The VR industry is entering the final stage of the Gartner Hype Cycle, the high-growth adoption phase, this year.
It’s been a long, strange trip since Facebook/Oculus first shipped the first DK1 VR dev kits in early 2014. After a few missteps, five years later the VR industry has figured out and built the VR product that meet early mass market of consumer requirements: stand-alone simplicity and convenience, 80% of tethered VR performance, inside-out position tracking for comfort, long battery life, an under $400 price tag, and a range of content besides games, including entertainment and fitness applications.
The info-graphic above summarizes the story of the history of VR products from the beginning of commercial VR in 2013 to 2020, VirZOOM’s development history in parallel.
In 2018, VR stopped “having potential” and started being real
Shipments of Oculus Go, one of two target VR platforms for VirZOOM’s new VZfit Sensor Kit consumer product, shipping in March, was a key part of better-than-expect VR performance in 2018.
Oculus Quest, our other VZfit consumer product target platform, is identified as the primary driver of VR industry growth in 2019.
SuperData: VR grew 30% in 2018 thanks to PSVR, Oculus Quest will be 2019’s hit
This year the VR industry enters into the traditional better-cheaper-faster price/performance race that characterizes maturing technology industries, starting with third generation products, of which Oculus Quest is the first. HTC Vive Focus Cosmos and others will follow later this year.
That’s good news for application developers like VirZOOM. It only gets easier from here.

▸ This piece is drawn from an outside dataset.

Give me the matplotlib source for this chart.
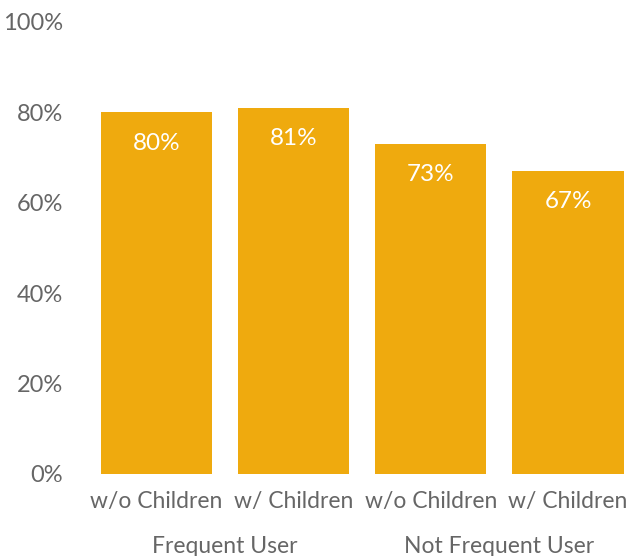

Congratulations to all the VR application companies out there that made it this far. Your business is about to explode.
For broad, late stage adoption after 2020, not shown in the info-graphic, two major VR product requirements remain: light weight and eliminating that “goggle” look that consumers negatively associate with VR.
As I mentioned in What’s Ailing the VR Industry? moving VR image processing from a PC or PS4 into the VR headset itself as 3rd generation stand-alone VR products have done is actually a step backwards from 1st generation tethered VR products with respect to meeting the need for light VR headsets. CPUs make them bulkier and heavier than, for example, an Acer WinMR headet. Look for 4th generation VR products to come out in 2020 or 2021 that process VR images on your smart phone and send the image data via 5G to the VR headset. Sans CPU, designers can focus on headset designs to make them more fashionable. My bet is that Apple is the first to offer truly stylish, lightweight VR glasses. Apple customers will line up around the block to buy them. Say, in Q4 2021.